C.-O. Verseau professeur agrégé de philosophie

Arendt / "Spécialisation" n'est pas "division du travail" [n°25]

« La division du travail naît directement du processus de l’activité de travail et il ne faut pas la confondre avec le principe apparemment similaire de la spécialisation qui règne dans les processus de l’activité d’œuvre, comme on le fait habituellement. La spécialisation de l’œuvre et la division du travail n’ont en commun que le principe général d’organisation qui lui-même n’est lié ni à l’œuvre ni au travail, mais doit son origine à la sphère strictement politique de la vie, au fait que les hommes sont capables d’agir, et d’agir ensemble de façon concertée. C’est seulement dans le cadre de l’organisation politique, dans lequel les hommes ne se bornent pas à cohabiter mais agissent ensemble, qu’il peut y avoir spécialisation de l’œuvre et division du travail.
Mais tandis que la spécialisation est essentiellement guidée par le produit fini, dont la nature est d’exiger des compétences diverses qu’il faut rassembler et organiser, la division du travail, au contraire, présuppose l’équivalence qualitative de toutes les activités pour lesquelles on ne demande aucune compétence spéciale, et ces activités n’ont en soi aucune finalité : elles ne représentent que des sommes de force de travail que l’on additionne de manière purement quantitative. La division du travail se fonde sur le fait que deux hommes peuvent mettre en commun leur force de travail et « se conduire l’un envers l’autre comme s’ils étaient un ». Cette unité est exactement le contraire de la coopération, elle renvoie à l’unité de l’espèce par rapport à laquelle tous les membres un à un sont identiques et interchangeables. (…) Comme aucune des activités en lesquelles le processus est divisé n’a de fin en soi, leur fin « naturelle » est exactement la même que dans le cas du travail « non divisé » : soit la simple reproduction des moyens de subsistance, c’est-à-dire la capacité de consommation des travailleurs, soit l’épuisement de la force de travail.
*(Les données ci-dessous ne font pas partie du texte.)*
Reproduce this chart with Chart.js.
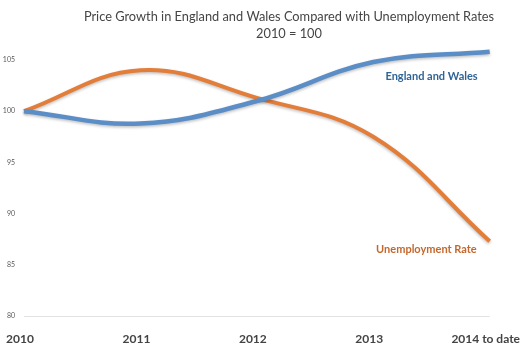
<!DOCTYPE html>
<html>
<head>
<meta charset="utf-8">
<script src="https://cdn.jsdelivr.net/npm/chart.js@4/dist/chart.umd.min.js"></script>
<style>
  body { margin: 0; background: #fff; }
  #wrap { width: 532px; height: 343px; }
</style>
</head>
<body>
<div id="wrap"><canvas id="grafico"></canvas></div>
<script>
const anos = ['2010', '2011', '2012', '2013', '2014 to date']
const englandWales = [100, 98.8, 101.0, 104.8, 105.8]
const desemprego = [100, 104.0, 101.3, 97.5, 87.3]
const ticksY = [80, 85, 90, 95, 100, 105]

const titulo = ['Price Growth in England and Wales Compared with Unemployment Rates', '2010 = 100']

// title + series labels drawn on the canvas
const textos = {
  id: 'textos',
  afterDraw(chart) {
    const ctx = chart.ctx
    const x = chart.scales.x
    const y = chart.scales.y
    ctx.save()
    ctx.textAlign = 'center'
    ctx.textBaseline = 'middle'
    ctx.fillStyle = '#454545'
    ctx.font = '12.8px Lato'
    ctx.fillText(titulo[0], 289, 17)
    ctx.fillText(titulo[1], 289, 34)

    ctx.textAlign = 'right'
    ctx.font = 'bold 11px Lato'
    ctx.fillStyle = '#2f6496'
    ctx.fillText('England and Wales', x.getPixelForValue(4) - 12, y.getPixelForValue(103.4))
    ctx.fillStyle = '#c4682e'
    ctx.fillText('Unemployment Rate', x.getPixelForValue(4) - 13, y.getPixelForValue(86.5))
    ctx.restore()
  }
}

const sombra = {
  id: 'sombra',
  beforeDatasetDraw(chart) {
    const ctx = chart.ctx
    ctx.save()
    ctx.shadowColor = 'rgba(0,0,0,0.25)'
    ctx.shadowBlur = 3
    ctx.shadowOffsetY = 1.5
  },
  afterDatasetDraw(chart) {
    chart.ctx.restore()
  }
}

new Chart(document.getElementById('grafico'), {
  type: 'line',
  data: {
    labels: anos,
    datasets: [
      {
        label: 'England and Wales',
        data: englandWales,
        borderColor: '#5b8dc6',
        borderWidth: 4.5,
        pointRadius: 0,
        tension: 0.4,
        clip: false
      },
      {
        label: 'Unemployment Rate',
        data: desemprego,
        borderColor: '#e37d3a',
        borderWidth: 4,
        pointRadius: 0,
        tension: 0.4,
        clip: false
      }
    ]
  },
  options: {
    responsive: true,
    maintainAspectRatio: false,
    animation: false,
    layout: { padding: { top: 60, right: 38, left: 0, bottom: 0 } },
    plugins: {
      legend: { display: false },
      tooltip: { enabled: false }
    },
    scales: {
      x: {
        offset: false,
        grid: { display: false },
        border: { display: false },
        ticks: {
          color: '#444',
          font: { family: 'Lato', size: 12, weight: 'bold' },
          padding: 8,
          labelOffset: -4,
          maxRotation: 0,
          autoSkip: false
        },
        afterFit(scale) { scale.height = 27 }
      },
      y: {
        min: 80,
        max: 105,
        afterBuildTicks(scale) { scale.ticks = ticksY.map(v => ({ value: v })) },
        grid: {
          drawTicks: false,
          color: c => c.tick && c.tick.value === 80 ? '#e2e2e2' : 'rgba(0,0,0,0)'
        },
        border: { display: false },
        ticks: {
          color: '#595959',
          font: { family: 'Lato', size: 7 },
          padding: 9
        },
        afterFit(scale) { scale.width = 24 }
      }
    }
  },
  plugins: [sombra, textos]
})
</script>
</body>
</html>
Toutefois, ni l’une ni l’autre de ces limites ne sont définitives ; l’épuisement fait partie du processus vital de l’individu, non de la collectivité, et le sujet du processus de travail, lorsqu’il y a division du travail, est une force collective et non pas individuelle. L’« inépuisabilité » de cette force de travail correspond exactement à l’immortalité de l’espèce, dont le processus vital pris dans l’ensemble n’est pas davantage interrompu par les naissances et les morts individuelles de ses membres».


Hannah Arendt, La condition de l’homme moderne (pp 172-174), 1961.